Expected output (rough order of magnitude):

n=    1000 Floyd=  0.01ms Set=  0.04ms ratio= 4.0x
n=   10000 Floyd=  0.10ms Set=  0.50ms ratio= 5.0x
n=  100000 Floyd=  1.00ms Set=  8.00ms ratio= 8.0x
n= 1000000 Floyd= 10.0ms  Set= 120ms   ratio=12.0x

The gap widens as n grows because hash sets thrash the cache while Floyd's stays in L1.

Best Practices¶

Default to Floyd's for cycle detection unless memory is cheap AND you also need set semantics (e.g., "give me every node in the cycle")
Always extract cycle-start logic into its own function — hasCycle and findCycleStart are different APIs; do not return cycle start as a side effect of detection
Document the speed ratio in comments — every reader will wonder why 2:1 and not 3:1
Use generic helpers for non-list cycles — Pollard's rho, RNG period analysis, and array-duplicate finding all use the same skeleton; do not copy-paste
Benchmark before optimizing — Brent's is faster on paper but the win disappears if f is slow (e.g., modular exponentiation)
Validate Phase 2 with a unit test — easy to write a test where Phase 1 detects but Phase 2 returns a node inside the cycle instead of the entry

Visual Animation¶

See animation.html for an interactive comparison.

Middle-level animation includes: - Side-by-side Floyd's vs hash-set traversal - Step counter showing relative speed invariant (hare − tortoise) mod λ - Phase 2 visualization: pointer reset and convergence to cycle start - Brent's algorithm option toggle - Custom ρ-shape input (set μ and λ)

Summary¶

At middle level, Floyd's stops being a trick and starts being a tool.
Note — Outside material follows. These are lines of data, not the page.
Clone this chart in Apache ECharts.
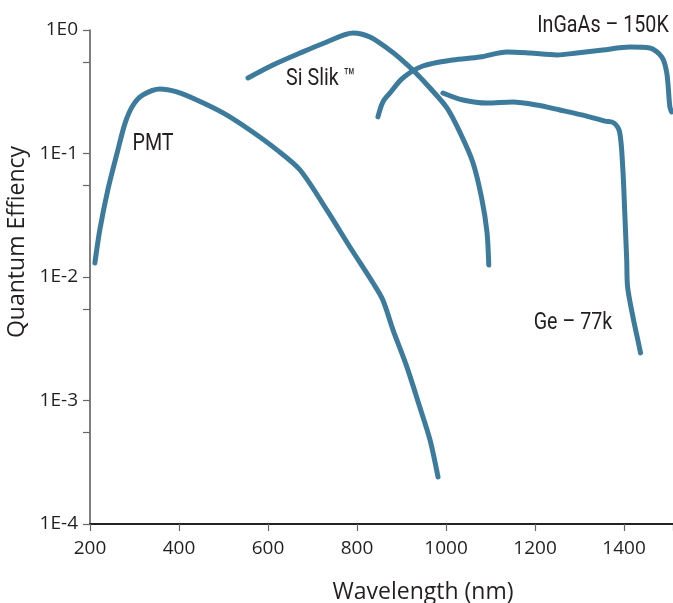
<!DOCTYPE html>
<html>
<head>
<meta charset="utf-8">
<title>Quantum Efficiency vs Wavelength</title>
<script src="https://cdn.jsdelivr.net/npm/echarts@6/dist/echarts.min.js"></script>
<style>
  html, body { margin: 0; padding: 0; background: #ffffff; }
  #chart { width: 673px; height: 603px; }
</style>
</head>
<body>
<div id="chart"></div>
<script>
// Detector response curves: wavelength (nm) and quantum efficiency (fraction)
const pmtWavelength = [211, 222, 240, 261, 279, 297, 319, 357, 395, 440, 499, 559, 620, 672, 732, 784, 836, 858, 881, 912, 941, 964, 982];
const pmtQE = [0.0130, 0.0240, 0.0506, 0.101, 0.177, 0.247, 0.298, 0.333, 0.315, 0.271, 0.213, 0.155, 0.107, 0.0735, 0.0349, 0.0175, 0.00894, 0.00651, 0.00372, 0.00187, 0.000885, 0.000479, 0.000240];

const siWavelength = [555, 611, 672, 732, 791, 829, 867, 896, 930, 964, 1002, 1031, 1060, 1080, 1092, 1096];
const siQE = [0.409, 0.521, 0.651, 0.800, 0.946, 0.878, 0.715, 0.593, 0.457, 0.339, 0.234, 0.149, 0.0853, 0.0436, 0.0231, 0.0125];

const ingaasWavelength = [847, 858, 874, 903, 948, 1015, 1076, 1137, 1188, 1249, 1294, 1352, 1413, 1458, 1485, 1496, 1503, 1507];
const ingaasQE = [0.198, 0.261, 0.309, 0.409, 0.511, 0.571, 0.604, 0.664, 0.651, 0.628, 0.651, 0.689, 0.728, 0.715, 0.604, 0.449, 0.238, 0.217];

const geWavelength = [993, 1038, 1092, 1150, 1204, 1256, 1316, 1357, 1377, 1390, 1397, 1402, 1406, 1408, 1420, 1431, 1437];
const geQE = [0.309, 0.271, 0.256, 0.261, 0.247, 0.225, 0.201, 0.183, 0.177, 0.149, 0.0778, 0.0306, 0.0137, 0.00830, 0.00474, 0.00309, 0.00243];

const curveNames = ['PMT', 'Si Slik ™', 'InGaAs – 150K', 'Ge – 77k'];
const xTickLabels = ['200', '400', '600', '800', '1000', '1200', '1400'];
const yTickLabels = ['1E0', '1E-1', '1E-2', '1E-3', '1E-4'];

const LINE_COLOR = '#3d7b9c';
const TEXT_COLOR = '#231f20';
const tickFont = "'Open Sans', 'Noto Sans', sans-serif";
const noteFont = "Roboto, 'Open Sans', sans-serif";

function pairs(xs, ys) {
  return xs.map((x, i) => [x, ys[i]]);
}

function curve(name, xs, ys) {
  return {
    name: name,
    type: 'line',
    data: pairs(xs, ys),
    smooth: 0.3,
    showSymbol: false,
    symbol: 'none',
    clip: false,
    lineStyle: { color: LINE_COLOR, width: 5, cap: 'round', join: 'round' },
    emphasis: { disabled: true },
    z: 3
  };
}

// Curve captions, drawn in a narrowed sans face
function caption(text, x, y) {
  return {
    type: 'text',
    x: x,
    y: y,
    scaleX: 0.82,
    style: {
      text: text,
      font: '24px ' + noteFont,
      fill: TEXT_COLOR,
      textAlign: 'center',
      textVerticalAlign: 'middle'
    },
    z: 10
  };
}

const chart = echarts.init(document.getElementById('chart'), null, { renderer: 'canvas' });

const yLabelByExp = {};
yTickLabels.forEach((t, i) => { yLabelByExp[-i] = t; });

chart.setOption({
  animation: false,
  backgroundColor: '#ffffff',
  grid: { left: 90, right: 0, top: 30, bottom: 79, containLabel: false, outerBoundsMode: 'none' },
  xAxis: {
    type: 'value',
    min: 200,
    max: 1510,
    interval: 200,
    name: 'Wavelength (nm)',
    nameLocation: 'middle',
    nameGap: 57,
    nameTextStyle: { fontFamily: tickFont, fontSize: 23, color: TEXT_COLOR, padding: [0, 0, 0, 83] },
    axisLine: { show: true, onZero: false, lineStyle: { color: '#222222', width: 2 } },
    axisTick: { show: true, length: 7, lineStyle: { color: '#666666', width: 1.2 } },
    axisLabel: {
      margin: 15,
      fontFamily: tickFont,
      fontSize: 19,
      color: TEXT_COLOR,
      formatter: function (v) {
        const s = String(v);
        return xTickLabels.indexOf(s) >= 0 ? s : '';
      }
    },
    splitLine: { show: false }
  },
  yAxis: {
    type: 'log',
    logBase: 10,
    min: 1e-4,
    max: 1,
    name: 'Quantum Effiency',
    nameLocation: 'middle',
    nameGap: 56,
    nameRotate: 90,
    nameTextStyle: { fontFamily: tickFont, fontSize: 23, color: TEXT_COLOR, padding: [0, 0, 0, 70] },
    axisLine: { show: true, lineStyle: { color: '#555555', width: 1.5 } },
    axisTick: { show: true, length: 7, lineStyle: { color: '#666666', width: 1.2 } },
    minorTick: { show: true, splitNumber: 2, length: 7, lineStyle: { color: '#666666', width: 1.2 } },
    axisLabel: {
      margin: 12,
      fontFamily: tickFont,
      fontSize: 19,
      color: TEXT_COLOR,
      formatter: function (v) {
        const e = Math.round(Math.log10(v));
        return yLabelByExp[e] !== undefined ? yLabelByExp[e] : '';
      }
    },
    splitLine: { show: false },
    minorSplitLine: { show: false }
  },
  series: [
    curve(curveNames[0], pmtWavelength, pmtQE),
    curve(curveNames[1], siWavelength, siQE),
    curve(curveNames[2], ingaasWavelength, ingaasQE),
    curve(curveNames[3], geWavelength, geQE)
  ],
  graphic: [
    caption(curveNames[0], 153, 144),
    caption(curveNames[1], 321, 79),
    caption(curveNames[2], 603, 26),
    caption(curveNames[3], 573, 323)
  ]
});
</script>
</body>
</html>
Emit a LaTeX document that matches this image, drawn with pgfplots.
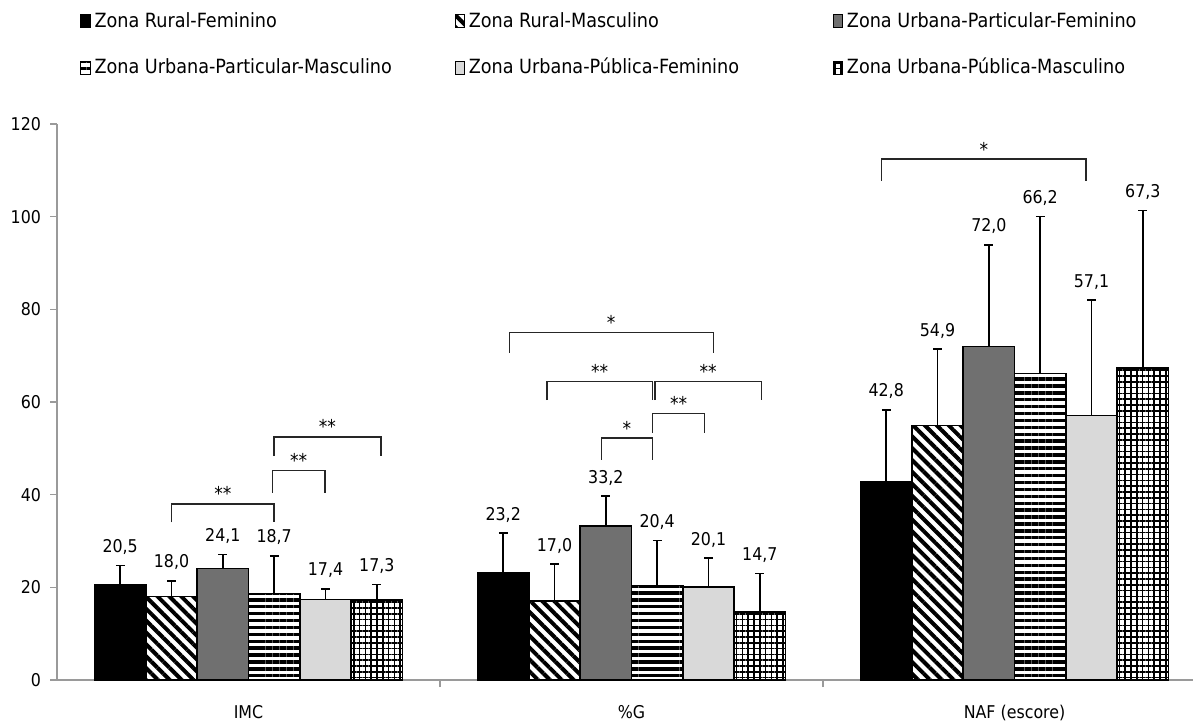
\documentclass[border=0pt]{standalone}
\usepackage{fontspec}
\setmainfont{DejaVu Sans Condensed}
\usepackage{pgfplots}
\usepackage{pgfplotstable}
\pgfplotsset{compat=1.18}
\usetikzlibrary{patterns.meta}

\pgfplotstableread{
x  v1   e1   v2   e2   v3   e3   v4   e4   v5   e5   v6   e6
0  20.5 4.2  18.0 3.4  24.1 3.0  18.7 8.1  17.4 2.3  17.3 3.3
1  23.2 8.5  17.0 8.0  33.2 6.5  20.4 9.7  20.1 6.2  14.7 8.3
2  42.8 15.5 54.9 16.5 72.0 21.9 66.2 33.8 57.1 24.9 67.3 34.0
}\datatable

\definecolor{darkg}{HTML}{707070}
\definecolor{lightg}{HTML}{D9D9D9}
\definecolor{axisg}{HTML}{9A9A9A}

\begin{document}
\begin{tikzpicture}
\begin{axis}[
  scale only axis,
  width=568pt, height=278pt,
  xmin=-0.5, xmax=2.466,
  ymin=0, ymax=120,
  axis x line=bottom, axis y line=left,
  axis line style={-, draw=axisg, line width=0.8pt},
  clip=false,
  ytick={0,20,...,120},
  tick align=outside,
  major tick length=3.5pt,
  tick style={draw=axisg, line width=0.8pt},
  xtick={0.5,1.5}, xticklabels={},
  extra x ticks={0,1,2},
  extra x tick labels={IMC,\%G,NAF (escore)},
  extra x tick style={major tick length=0pt, tick style={draw=none}},
  xticklabel style={font=\fontsize{8.8}{10}\selectfont, yshift=-9pt},
  yticklabel style={font=\fontsize{8.8}{10}\selectfont, xshift=-1pt},
  /pgf/number format/assume math mode=true,
  ybar, bar width=0.134,
  every axis plot/.append style={draw=black, line width=0.75pt},
  error bars/error bar style={draw=black, line width=0.8pt},
  error bars/error mark options={draw=black, line width=0.8pt, mark size=2.2pt, rotate=90},
  nodes near coords={\pgfmathprintnumber[fixed, fixed zerofill, precision=1, use comma]{\pgfplotspointmeta}},
  nodes near coords style={font=\fontsize{8.8}{10}\selectfont, black, anchor=base, inner sep=0pt,
     shift={(axis direction cs:0,\myerr)}, yshift=6.5pt},
  legend columns=3,
  legend cell align=left,
  legend style={at={(axis description cs:0.0202,1.2086)}, anchor=north west,
    draw=none, fill=none, inner sep=0pt, row sep=10pt,
    font=\fontsize{9.8}{11}\selectfont,
    /tikz/every even column/.append style={column sep=0pt}},
  legend image code/.code={\draw[#1, line width=0.5pt] (0pt,-3.3pt) rectangle (4.6pt,3.3pt);},
]
\addplot[fill=black, bar shift=-0.335, visualization depends on={\thisrow{e1} \as \myerr},
  error bars/.cd, y dir=plus, y explicit]
  table[x=x, y=v1, y error plus=e1] {\datatable};
\addlegendentry{\makebox[178pt][l]{Zona Rural-Feminino}}
\addplot[fill=white, pattern={Lines[angle=-45, distance=4.2pt, line width=2pt]}, bar shift=-0.201,
  visualization depends on={\thisrow{e2} \as \myerr},
  error bars/.cd, y dir=plus, y explicit]
  table[x=x, y=v2, y error plus=e2] {\datatable};
\addlegendentry{\makebox[180pt][l]{Zona Rural-Masculino}}
\addplot[fill=darkg, bar shift=-0.067, visualization depends on={\thisrow{e3} \as \myerr},
  error bars/.cd, y dir=plus, y explicit]
  table[x=x, y=v3, y error plus=e3] {\datatable};
\addlegendentry{Zona Urbana-Particular-Feminino}
\addplot[pattern={Lines[angle=0, distance=3.45pt, line width=1.7pt]}, bar shift=0.067,
  visualization depends on={\thisrow{e4} \as \myerr},
  error bars/.cd, y dir=plus, y explicit]
  table[x=x, y=v4, y error plus=e4] {\datatable};
\addlegendentry{\makebox[178pt][l]{Zona Urbana-Particular-Masculino}}
\addplot[fill=lightg, bar shift=0.201, visualization depends on={\thisrow{e5} \as \myerr},
  error bars/.cd, y dir=plus, y explicit]
  table[x=x, y=v5, y error plus=e5] {\datatable};
\addlegendentry{\makebox[180pt][l]{Zona Urbana-Pública-Feminino}}
\addplot[pattern={Hatch[angle=0, distance=2.9pt, line width=0.75pt]}, bar shift=0.335,
  visualization depends on={\thisrow{e6} \as \myerr},
  error bars/.cd, y dir=plus, y explicit]
  table[x=x, y=v6, y error plus=e6] {\datatable};
\addlegendentry{Zona Urbana-Pública-Masculino}

% significance brackets
\tikzset{br/.style={draw=black!85, line width=0.75pt}, st/.style={anchor=base, inner sep=0pt, font=\fontsize{9.5}{10}\selectfont, yshift=1.5pt}}
% IMC
\draw[br] (axis cs:-0.201,34.0) |- (axis cs:0.067,38.0) -- (axis cs:0.067,34.0);
\node[st] at (axis cs:-0.067,38.0) {**};
\draw[br] (axis cs:0.063,40.4) |- (axis cs:0.2,45.2) -- (axis cs:0.2,40.4);
\node[st] at (axis cs:0.131,45.2) {**};
\draw[br] (axis cs:0.067,48.3) |- (axis cs:0.346,52.5) -- (axis cs:0.346,48.3);
\node[st] at (axis cs:0.206,52.5) {**};
% %G
\draw[br] (axis cs:0.681,70.6) |- (axis cs:1.214,75.0) -- (axis cs:1.214,70.6);
\node[st] at (axis cs:0.947,75.0) {*};
\draw[br] (axis cs:0.779,60.4) |- (axis cs:1.055,64.4) -- (axis cs:1.055,60.4);
\node[st] at (axis cs:0.917,64.4) {**};
\draw[br] (axis cs:1.061,60.4) |- (axis cs:1.340,64.4) -- (axis cs:1.340,60.4);
\node[st] at (axis cs:1.20,64.4) {**};
\draw[br] (axis cs:1.055,53.4) |- (axis cs:1.190,57.5) -- (axis cs:1.190,53.4);
\node[st] at (axis cs:1.123,57.5) {**};
\draw[br] (axis cs:0.922,47.5) |- (axis cs:1.055,52.2) -- (axis cs:1.055,47.5);
\node[st] at (axis cs:0.988,52.2) {*};
% NAF
\draw[br] (axis cs:1.653,107.8) |- (axis cs:2.186,112.4) -- (axis cs:2.186,107.8);
\node[st] at (axis cs:1.92,112.4) {*};
\end{axis}
\pgfresetboundingbox
\useasboundingbox (-28.5pt,-22pt) rectangle (568pt,340pt);
\end{tikzpicture}
\end{document}
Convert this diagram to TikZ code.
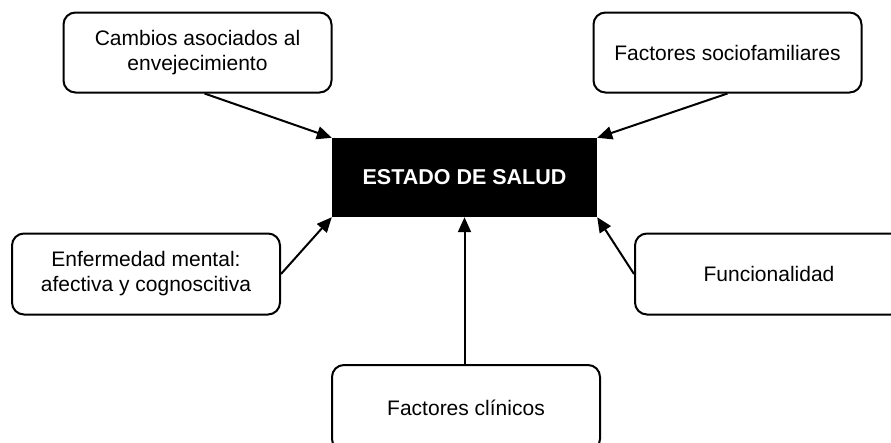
\documentclass[tikz,border=0pt]{standalone}
\usepackage{fontspec}
\setmainfont{Liberation Sans}
\usepackage{tikz}
\usetikzlibrary{arrows.meta}
\tikzset{
  saludbox/.style={draw, line width=2pt, rounded corners=12pt, align=center, minimum width=268pt, minimum height=80pt, inner sep=4pt, font=\fontsize{21}{25}\selectfont},
  saludcentro/.style={fill=black, text=white, minimum width=265pt, minimum height=79pt, inner sep=4pt, font=\fontsize{21.5}{25}\selectfont\bfseries},
  saludarrow/.style={-{Triangle[length=15pt,width=13pt]}, line width=2pt}
}
\begin{document}
\begin{tikzpicture}[x=1pt, y=-1pt]
\useasboundingbox (0,0) rectangle (891,442);
% central node
\node[saludcentro] (estado) at (464.5,177.5) {ESTADO DE SALUD};

% factors around it
\node[saludbox] (cambios) at (197.5,52.5) {Cambios asociados al\\envejecimiento};
\node[saludbox] (socio) at (727.5,52.5) {Factores sociofamiliares};
\node[saludbox, minimum height=81pt] (mental) at (146,274) {Enfermedad mental:\\afectiva y cognoscitiva};
\node[saludbox, minimum height=81pt] (funcional) at (769,274) {Funcionalidad};
\node[saludbox, minimum height=86pt] (clinicos) at (466,408) {Factores clínicos};

% arrows
\draw[saludarrow] (cambios.south) ++(7,0) -- (estado.north west);
\draw[saludarrow] (socio.south) -- (estado.north east);
\draw[saludarrow] (mental.east) -- (estado.south west);
\draw[saludarrow] (funcional.west) -- (estado.south east);
\draw[saludarrow] (clinicos.north -| estado.south) -- (estado.south);
\end{tikzpicture}
\end{document}
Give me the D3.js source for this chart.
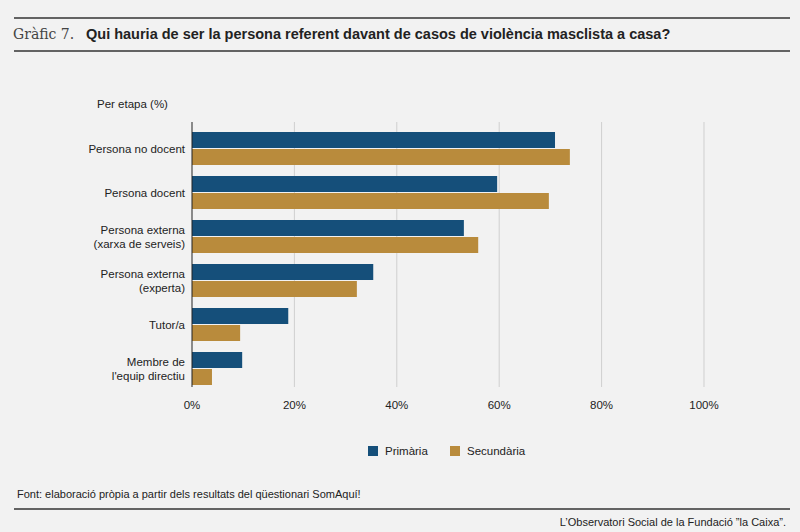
<!DOCTYPE html>
<html><head><meta charset="utf-8">
<script src="https://cdn.jsdelivr.net/npm/d3@7"></script>
<style>body{margin:0;background:#f2f2f2}svg{display:block}text{font-family:"Liberation Sans",Arial,sans-serif;fill:#222}</style>
</head><body><div id="chart"></div>
<script>
const categories = [["Persona no docent"],["Persona docent"],["Persona externa","(xarxa de serveis)"],["Persona externa","(experta)"],["Tutor/a"],["Membre de","l'equip directiu"]];
const primaria = [70.9, 59.6, 53.1, 35.4, 18.8, 9.8];
const secundaria = [73.8, 69.7, 55.9, 32.2, 9.4, 3.9];
const ticks = [0, 20, 40, 60, 80, 100];
const seriesNames = ["Primària", "Secundària"];
const colors = ["#154f7a", "#b98b3c"];

const W = 800, H = 532;
const svg = d3.select("#chart").append("svg").attr("width", W).attr("height", H);
svg.append("rect").attr("width", W).attr("height", H).attr("fill", "#f2f2f2");

// header
svg.append("line").attr("x1", 14).attr("x2", 790).attr("y1", 18).attr("y2", 18).attr("stroke", "#333").attr("stroke-width", 1.5);
svg.append("line").attr("x1", 14).attr("x2", 790).attr("y1", 51).attr("y2", 51).attr("stroke", "#333").attr("stroke-width", 1.5);
svg.append("text").attr("x", 13).attr("y", 39).style("font-family", "'DejaVu Serif',serif").style("font-size", "14px").style("fill", "#444").text("Gràfic 7.");
svg.append("text").attr("x", 86).attr("y", 39).style("font-size", "14.5px").style("font-weight", "bold").text("Qui hauria de ser la persona referent davant de casos de violència masclista a casa?");

const x = d3.scaleLinear().domain([0, 100]).range([192, 704]);
const y = d3.scaleBand().domain(d3.range(categories.length)).range([132, 385]).paddingInner(0.25).paddingOuter(0);

svg.append("text").attr("x", 97).attr("y", 108).style("font-size", "11.5px").text("Per etapa (%)");

// grid
svg.selectAll(".grid").data(ticks.slice(1)).enter().append("line")
  .attr("x1", d => x(d)).attr("x2", d => x(d)).attr("y1", 122).attr("y2", 387)
  .attr("stroke", "#cfcfcf");

const bh = (y.bandwidth() - 1) / 2;
[primaria, secundaria].forEach((vals, s) => {
  svg.selectAll(".bar" + s).data(vals).enter().append("rect")
    .attr("x", x(0)).attr("y", (d, i) => y(i) + s * (bh + 1))
    .attr("width", d => x(d) - x(0)).attr("height", bh)
    .attr("fill", colors[s]);
});

svg.append("line").attr("x1", x(0)).attr("x2", x(0)).attr("y1", 122).attr("y2", 387).attr("stroke", "#222");

// category labels
categories.forEach((lines, i) => {
  const cy = y(i) + bh + 0.5;
  const t = svg.append("text").attr("x", 185).attr("text-anchor", "end").style("font-size", "11.5px");
  lines.forEach((l, k) => t.append("tspan").attr("x", 185)
    .attr("y", cy + 4 + (k - (lines.length - 1) / 2) * 14).text(l));
});

// x ticks
svg.selectAll(".tick").data(ticks).enter().append("text")
  .attr("x", d => x(d)).attr("y", 409).attr("text-anchor", "middle").style("font-size", "11.5px")
  .text(d => d + "%");

// legend
const lg = [368, 450];
seriesNames.forEach((n, i) => {
  svg.append("rect").attr("x", lg[i]).attr("y", 446).attr("width", 10).attr("height", 10).attr("fill", colors[i]);
  svg.append("text").attr("x", lg[i] + 17).attr("y", 455).style("font-size", "11.5px").text(n);
});

// footer
svg.append("text").attr("x", 17).attr("y", 498).style("font-size", "11px").text("Font: elaboració pròpia a partir dels resultats del qüestionari SomAquí!");
svg.append("line").attr("x1", 14).attr("x2", 790).attr("y1", 509).attr("y2", 509).attr("stroke", "#333").attr("stroke-width", 1.5);
svg.append("text").attr("x", 786).attr("y", 526).attr("text-anchor", "end").style("font-size", "11px").text("L’Observatori Social de la Fundació ”la Caixa”.");
</script></body></html>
You can prove the cycle-start identity from one modular invariant, generalize the algorithm to any iterated function, and reach for it in problems that do not even mention linked lists (Pollard's rho, find-duplicate, RNG period). The decision to use Floyd's over a hash set is a deliberate trade-off about read-only behavior and memory pressure, not a habit.